EXERCISE TASK: Read the data and repeat it in full, exactly.

[DATA SECTION start]

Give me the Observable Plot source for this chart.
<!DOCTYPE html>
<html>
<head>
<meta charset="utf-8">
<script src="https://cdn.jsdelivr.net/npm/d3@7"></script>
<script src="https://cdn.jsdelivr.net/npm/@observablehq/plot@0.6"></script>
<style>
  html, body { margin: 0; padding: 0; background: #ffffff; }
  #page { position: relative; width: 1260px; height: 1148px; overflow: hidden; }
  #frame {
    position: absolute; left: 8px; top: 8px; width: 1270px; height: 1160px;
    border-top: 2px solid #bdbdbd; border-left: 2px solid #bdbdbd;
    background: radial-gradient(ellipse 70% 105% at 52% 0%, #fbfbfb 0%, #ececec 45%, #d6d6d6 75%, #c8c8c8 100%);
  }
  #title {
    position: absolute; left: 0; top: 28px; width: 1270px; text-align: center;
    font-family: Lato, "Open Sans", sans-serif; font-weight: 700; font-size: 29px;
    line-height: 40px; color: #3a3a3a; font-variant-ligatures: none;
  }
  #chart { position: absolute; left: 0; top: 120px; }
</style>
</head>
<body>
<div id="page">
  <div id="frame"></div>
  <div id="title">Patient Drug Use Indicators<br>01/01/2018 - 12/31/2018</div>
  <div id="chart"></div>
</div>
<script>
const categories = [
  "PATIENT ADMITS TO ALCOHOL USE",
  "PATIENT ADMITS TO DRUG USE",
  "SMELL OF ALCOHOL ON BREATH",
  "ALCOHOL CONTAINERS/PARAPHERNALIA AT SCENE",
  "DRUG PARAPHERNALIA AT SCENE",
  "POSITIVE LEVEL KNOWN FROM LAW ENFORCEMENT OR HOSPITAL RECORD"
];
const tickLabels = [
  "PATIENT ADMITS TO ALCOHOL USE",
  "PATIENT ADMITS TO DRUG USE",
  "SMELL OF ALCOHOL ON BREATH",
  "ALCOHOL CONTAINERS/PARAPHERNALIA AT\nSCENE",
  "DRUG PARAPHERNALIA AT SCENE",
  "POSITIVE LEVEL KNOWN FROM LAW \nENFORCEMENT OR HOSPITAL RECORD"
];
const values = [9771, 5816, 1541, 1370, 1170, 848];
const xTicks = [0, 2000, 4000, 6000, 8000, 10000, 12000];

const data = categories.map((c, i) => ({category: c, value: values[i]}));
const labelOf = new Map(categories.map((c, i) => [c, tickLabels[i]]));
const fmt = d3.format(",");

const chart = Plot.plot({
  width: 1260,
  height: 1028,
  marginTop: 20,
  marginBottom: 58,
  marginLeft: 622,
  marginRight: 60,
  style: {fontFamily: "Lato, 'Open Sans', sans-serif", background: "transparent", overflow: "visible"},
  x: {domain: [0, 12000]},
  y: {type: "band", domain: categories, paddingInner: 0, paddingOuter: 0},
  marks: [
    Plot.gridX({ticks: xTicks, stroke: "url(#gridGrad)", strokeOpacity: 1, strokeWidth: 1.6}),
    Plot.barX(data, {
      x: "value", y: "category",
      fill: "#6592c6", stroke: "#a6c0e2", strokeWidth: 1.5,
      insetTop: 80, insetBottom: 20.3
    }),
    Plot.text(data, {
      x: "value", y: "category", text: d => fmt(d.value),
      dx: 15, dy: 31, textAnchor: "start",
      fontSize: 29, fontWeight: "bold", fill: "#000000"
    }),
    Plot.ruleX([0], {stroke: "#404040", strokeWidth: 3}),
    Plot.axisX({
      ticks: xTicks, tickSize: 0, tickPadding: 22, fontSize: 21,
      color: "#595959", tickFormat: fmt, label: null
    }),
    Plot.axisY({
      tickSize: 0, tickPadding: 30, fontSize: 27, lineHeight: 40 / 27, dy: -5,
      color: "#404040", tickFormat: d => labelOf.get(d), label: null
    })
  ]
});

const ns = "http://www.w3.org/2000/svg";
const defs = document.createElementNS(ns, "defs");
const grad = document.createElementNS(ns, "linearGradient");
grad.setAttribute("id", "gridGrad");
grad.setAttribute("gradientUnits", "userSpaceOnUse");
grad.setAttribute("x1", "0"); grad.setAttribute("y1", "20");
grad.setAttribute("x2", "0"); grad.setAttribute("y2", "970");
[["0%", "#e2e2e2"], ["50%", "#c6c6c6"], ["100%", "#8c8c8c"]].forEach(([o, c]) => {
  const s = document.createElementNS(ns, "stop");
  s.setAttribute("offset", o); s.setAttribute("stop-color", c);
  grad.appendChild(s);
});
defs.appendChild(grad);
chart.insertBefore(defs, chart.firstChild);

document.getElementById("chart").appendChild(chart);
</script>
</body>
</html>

[DATA SECTION end]

SOLUTION:
Give me the Observable Plot source for this chart.
<!DOCTYPE html>
<html>
<head>
<meta charset="utf-8">
<script src="https://cdn.jsdelivr.net/npm/d3@7"></script>
<script src="https://cdn.jsdelivr.net/npm/@observablehq/plot@0.6"></script>
<style>
  html, body { margin: 0; padding: 0; background: #ffffff; }
  #page { position: relative; width: 1260px; height: 1148px; overflow: hidden; }
  #frame {
    position: absolute; left: 8px; top: 8px; width: 1270px; height: 1160px;
    border-top: 2px solid #bdbdbd; border-left: 2px solid #bdbdbd;
    background: radial-gradient(ellipse 70% 105% at 52% 0%, #fbfbfb 0%, #ececec 45%, #d6d6d6 75%, #c8c8c8 100%);
  }
  #title {
    position: absolute; left: 0; top: 28px; width: 1270px; text-align: center;
    font-family: Lato, "Open Sans", sans-serif; font-weight: 700; font-size: 29px;
    line-height: 40px; color: #3a3a3a; font-variant-ligatures: none;
  }
  #chart { position: absolute; left: 0; top: 120px; }
</style>
</head>
<body>
<div id="page">
  <div id="frame"></div>
  <div id="title">Patient Drug Use Indicators<br>01/01/2018 - 12/31/2018</div>
  <div id="chart"></div>
</div>
<script>
const categories = [
  "PATIENT ADMITS TO ALCOHOL USE",
  "PATIENT ADMITS TO DRUG USE",
  "SMELL OF ALCOHOL ON BREATH",
  "ALCOHOL CONTAINERS/PARAPHERNALIA AT SCENE",
  "DRUG PARAPHERNALIA AT SCENE",
  "POSITIVE LEVEL KNOWN FROM LAW ENFORCEMENT OR HOSPITAL RECORD"
];
const tickLabels = [
  "PATIENT ADMITS TO ALCOHOL USE",
  "PATIENT ADMITS TO DRUG USE",
  "SMELL OF ALCOHOL ON BREATH",
  "ALCOHOL CONTAINERS/PARAPHERNALIA AT\nSCENE",
  "DRUG PARAPHERNALIA AT SCENE",
  "POSITIVE LEVEL KNOWN FROM LAW \nENFORCEMENT OR HOSPITAL RECORD"
];
const values = [9771, 5816, 1541, 1370, 1170, 848];
const xTicks = [0, 2000, 4000, 6000, 8000, 10000, 12000];

const data = categories.map((c, i) => ({category: c, value: values[i]}));
const labelOf = new Map(categories.map((c, i) => [c, tickLabels[i]]));
const fmt = d3.format(",");

const chart = Plot.plot({
  width: 1260,
  height: 1028,
  marginTop: 20,
  marginBottom: 58,
  marginLeft: 622,
  marginRight: 60,
  style: {fontFamily: "Lato, 'Open Sans', sans-serif", background: "transparent", overflow: "visible"},
  x: {domain: [0, 12000]},
  y: {type: "band", domain: categories, paddingInner: 0, paddingOuter: 0},
  marks: [
    Plot.gridX({ticks: xTicks, stroke: "url(#gridGrad)", strokeOpacity: 1, strokeWidth: 1.6}),
    Plot.barX(data, {
      x: "value", y: "category",
      fill: "#6592c6", stroke: "#a6c0e2", strokeWidth: 1.5,
      insetTop: 80, insetBottom: 20.3
    }),
    Plot.text(data, {
      x: "value", y: "category", text: d => fmt(d.value),
      dx: 15, dy: 31, textAnchor: "start",
      fontSize: 29, fontWeight: "bold", fill: "#000000"
    }),
    Plot.ruleX([0], {stroke: "#404040", strokeWidth: 3}),
    Plot.axisX({
      ticks: xTicks, tickSize: 0, tickPadding: 22, fontSize: 21,
      color: "#595959", tickFormat: fmt, label: null
    }),
    Plot.axisY({
      tickSize: 0, tickPadding: 30, fontSize: 27, lineHeight: 40 / 27, dy: -5,
      color: "#404040", tickFormat: d => labelOf.get(d), label: null
    })
  ]
});

const ns = "http://www.w3.org/2000/svg";
const defs = document.createElementNS(ns, "defs");
const grad = document.createElementNS(ns, "linearGradient");
grad.setAttribute("id", "gridGrad");
grad.setAttribute("gradientUnits", "userSpaceOnUse");
grad.setAttribute("x1", "0"); grad.setAttribute("y1", "20");
grad.setAttribute("x2", "0"); grad.setAttribute("y2", "970");
[["0%", "#e2e2e2"], ["50%", "#c6c6c6"], ["100%", "#8c8c8c"]].forEach(([o, c]) => {
  const s = document.createElementNS(ns, "stop");
  s.setAttribute("offset", o); s.setAttribute("stop-color", c);
  grad.appendChild(s);
});
defs.appendChild(grad);
chart.insertBefore(defs, chart.firstChild);

document.getElementById("chart").appendChild(chart);
</script>
</body>
</html>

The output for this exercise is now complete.